What you should do |
Leave the pictures out and retype the lines from the beginning through the line with "minimum width=149.25pt, minimum", both ends included.

Recorded data |
--- Start ---
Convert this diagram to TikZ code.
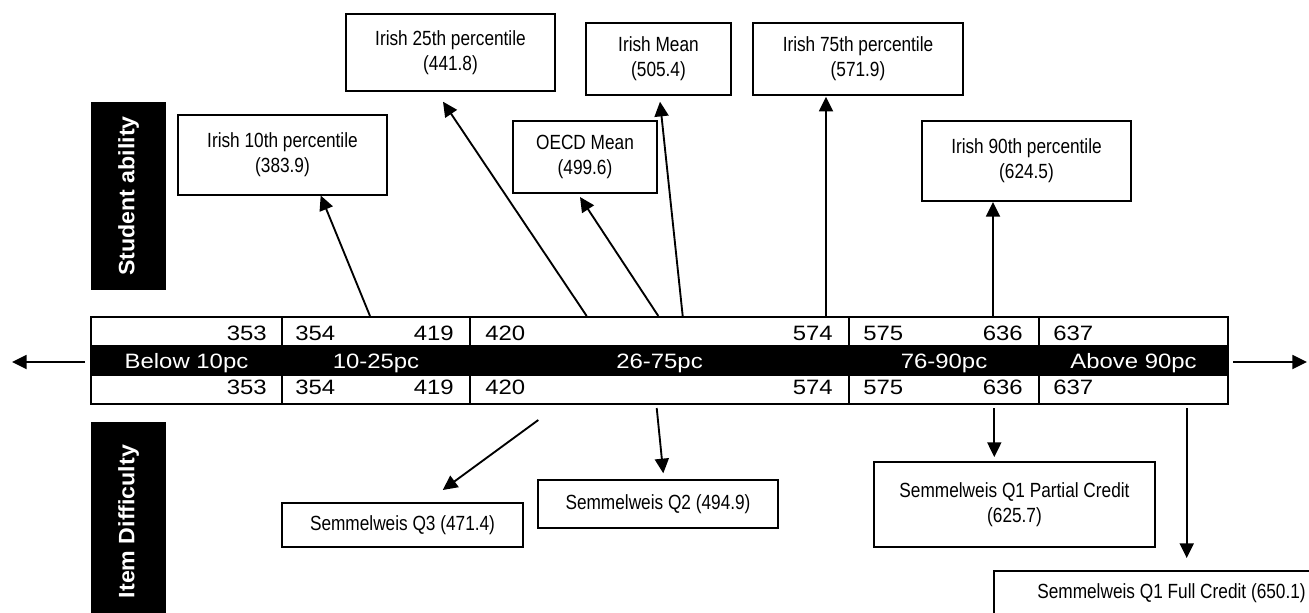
\documentclass[tikz,border=0pt]{standalone}
\usepackage{fontspec}
\setmainfont{Liberation Sans}
\newfontfamily\bandfont[FakeStretch=1.15]{Liberation Sans}
\newfontfamily\boxfont[FakeStretch=0.84]{Liberation Sans}
\newfontfamily\sidefont[FakeStretch=1.04]{Liberation Sans}
\usetikzlibrary{arrows.meta}
\begin{document}
\begin{tikzpicture}[x=0.75pt,y=-0.75pt,
  box/.style={draw, line width=1.4pt, inner sep=0pt, align=center,
    font=\boxfont\fontsize{15.4pt}{18.5pt}\selectfont},
  boxtext/.style={inner sep=0pt, align=center, anchor=base,
    font=\boxfont\fontsize{15.4pt}{18.5pt}\selectfont},
  num/.style={inner sep=0pt, font=\bandfont\fontsize{15.6pt}{18pt}\selectfont},
  lab/.style={inner sep=0pt, anchor=base, text=white,
    font=\bandfont\fontsize{15.6pt}{18pt}\selectfont},
  side/.style={fill=black, inner sep=0pt, text=white, rotate=90,
    font=\sidefont\bfseries\fontsize{16.7pt}{20pt}\selectfont},
  arr/.style={line width=1.4pt, -{Triangle[length=11pt,width=10.5pt]}},
  frame/.style={line width=1.6pt}]
\clip (0,0) rectangle (1309,612);
\fill[white] (0,0) rectangle (1309,612);

% side labels
\node[side, minimum width=141pt, minimum height=56.25pt] (sa) at (128.5,196) {Student ability};
\node[side, minimum width=149.25pt, minimum height=56.25pt] (id) at (128.5,521.5) {Item Difficulty};

% band
\fill[black] (91,345) rectangle (1228,376);
\draw[frame] (91,317) rectangle (1228,404);
\foreach \xx in {282,470,849,1039} {
  \draw[frame] (\xx,317) -- (\xx,345);
  \draw[frame] (\xx,376) -- (\xx,404);
}
% top row numbers
\node[num, anchor=base east] (t353) at (267,340.7) {353};
\node[num, anchor=base west] (t354) at (295,340.7) {354};
\node[num, anchor=base east] (t419) at (454,340.7) {419};
\node[num, anchor=base west] (t420) at (485,340.7) {420};
\node[num, anchor=base east] (t574) at (833,340.7) {574};
\node[num, anchor=base west] (t575) at (863,340.7) {575};
\node[num, anchor=base east] (t636) at (1023,340.7) {636};
\node[num, anchor=base west] (t637) at (1053,340.7) {637};
% bottom row numbers
\node[num, anchor=base east] (b353) at (267,394) {353};
\node[num, anchor=base west] (b354) at (295,394) {354};
\node[num, anchor=base east] (b419) at (454,394) {419};
\node[num, anchor=base west] (b420) at (485,394) {420};
\node[num, anchor=base east] (b574) at (833,394) {574};
\node[num, anchor=base west] (b575) at (863,394) {575};
\node[num, anchor=base east] (b636) at (1023,394) {636};
\node[num, anchor=base west] (b637) at (1053,394) {637};
% band labels
\node[lab] (l1) at (186.5,368) {Below 10pc};
\node[lab] (l2) at (376,368) {10-25pc};
\node[lab] (l3) at (659.5,368) {26-75pc};
\node[lab] (l4) at (944,368) {76-90pc};
\node[lab] (l5) at (1133.5,368) {Above 90pc};

% side arrows
\coordinate (la1) at (85,362); \coordinate (la2) at (12,362);
\coordinate (ra1) at (1233,362); \coordinate (ra2) at (1307,362);
\draw[arr] (la1) -- (la2);
\draw[arr] (ra1) -- (ra2);

% upper boxes
\node[box, minimum width=156.75pt, minimum height=60pt] (n10) at (282.5,155) {Irish 10th percentile\\(383.9)};
\node[box, minimum width=156.75pt, minimum height=57.75pt] (n25) at (450.5,52.5) {Irish 25th percentile\\(441.8)};
\node[box, minimum width=108.75pt, minimum height=54pt] (nmean) at (658.5,59) {Irish Mean\\(505.4)};
\node[box, minimum width=157.5pt, minimum height=54pt] (n75) at (858,59) {Irish 75th percentile\\(571.9)};
\node[box, minimum width=156.75pt, minimum height=60pt] (n90) at (1026.5,161) {Irish 90th percentile\\(624.5)};
\node[box, minimum width=108pt, minimum height=54pt] (noecd) at (585,157) {OECD Mean\\(499.6)};

% upper arrows
\coordinate (s10) at (370,316);   \coordinate (e10) at (320.7,195.5);
\coordinate (s25) at (586.7,316); \coordinate (e25) at (443,101.7);
\coordinate (so) at (658.3,316);  \coordinate (eo) at (580,197);
\coordinate (sm) at (682.7,316);  \coordinate (em) at (660,101.7);
\coordinate (s75) at (826,316);   \coordinate (e75) at (826,96.7);
\coordinate (s90) at (993,316);   \coordinate (e90) at (993,202);
\draw[arr] (s10) -- (e10);
\draw[arr] (s25) -- (e25);
\draw[arr] (so) -- (eo);
\draw[arr] (sm) -- (em);
\draw[arr] (s75) -- (e75);
\draw[arr] (s90) -- (e90);

% lower boxes
\node[box, minimum width=180.75pt, minimum height=33pt] (q3) at (402.5,525) {Semmelweis Q3 (471.4)};
\node[box, minimum width=180pt, minimum height=36pt] (q2) at (658,504) {Semmelweis Q2 (494.9)};
\node[box, minimum width=210.75pt, minimum height=63.75pt] (q1p) at (1014.5,504.5) {Semmelweis Q1 Partial Credit\\(625.7)};
\node[box, minimum width=266.25pt, minimum height=44.25pt] (q1f) at (1171.5,600.5) {};
\node[boxtext] (q1ft) at (1171.5,598) {Semmelweis Q1 Full Credit (650.1)};

% lower arrows
\coordinate (sq3) at (538.3,420);  \coordinate (eq3) at (442.7,490);
\coordinate (sq2) at (656.7,408);  \coordinate (eq2) at (663.3,473.3);
\coordinate (sq1p) at (994.3,408); \coordinate (eq1p) at (994.3,457);
\coordinate (sq1f) at (1186.7,408);\coordinate (eq1f) at (1186.7,558);
\draw[arr] (sq3) -- (eq3);
\draw[arr] (sq2) -- (eq2);
\draw[arr] (sq1p) -- (eq1p);
\draw[arr] (sq1f) -- (eq1f);
\end{tikzpicture}
\end{document}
--- End ---
The answer |
Convert this diagram to TikZ code.
\documentclass[tikz,border=0pt]{standalone}
\usepackage{fontspec}
\setmainfont{Liberation Sans}
\newfontfamily\bandfont[FakeStretch=1.15]{Liberation Sans}
\newfontfamily\boxfont[FakeStretch=0.84]{Liberation Sans}
\newfontfamily\sidefont[FakeStretch=1.04]{Liberation Sans}
\usetikzlibrary{arrows.meta}
\begin{document}
\begin{tikzpicture}[x=0.75pt,y=-0.75pt,
  box/.style={draw, line width=1.4pt, inner sep=0pt, align=center,
    font=\boxfont\fontsize{15.4pt}{18.5pt}\selectfont},
  boxtext/.style={inner sep=0pt, align=center, anchor=base,
    font=\boxfont\fontsize{15.4pt}{18.5pt}\selectfont},
  num/.style={inner sep=0pt, font=\bandfont\fontsize{15.6pt}{18pt}\selectfont},
  lab/.style={inner sep=0pt, anchor=base, text=white,
    font=\bandfont\fontsize{15.6pt}{18pt}\selectfont},
  side/.style={fill=black, inner sep=0pt, text=white, rotate=90,
    font=\sidefont\bfseries\fontsize{16.7pt}{20pt}\selectfont},
  arr/.style={line width=1.4pt, -{Triangle[length=11pt,width=10.5pt]}},
  frame/.style={line width=1.6pt}]
\clip (0,0) rectangle (1309,612);
\fill[white] (0,0) rectangle (1309,612);

% side labels
\node[side, minimum width=141pt, minimum height=56.25pt] (sa) at (128.5,196) {Student ability};
\node[side, minimum width=149.25pt, minimum height=56.25pt] (id) at (128.5,521.5) {Item Difficulty};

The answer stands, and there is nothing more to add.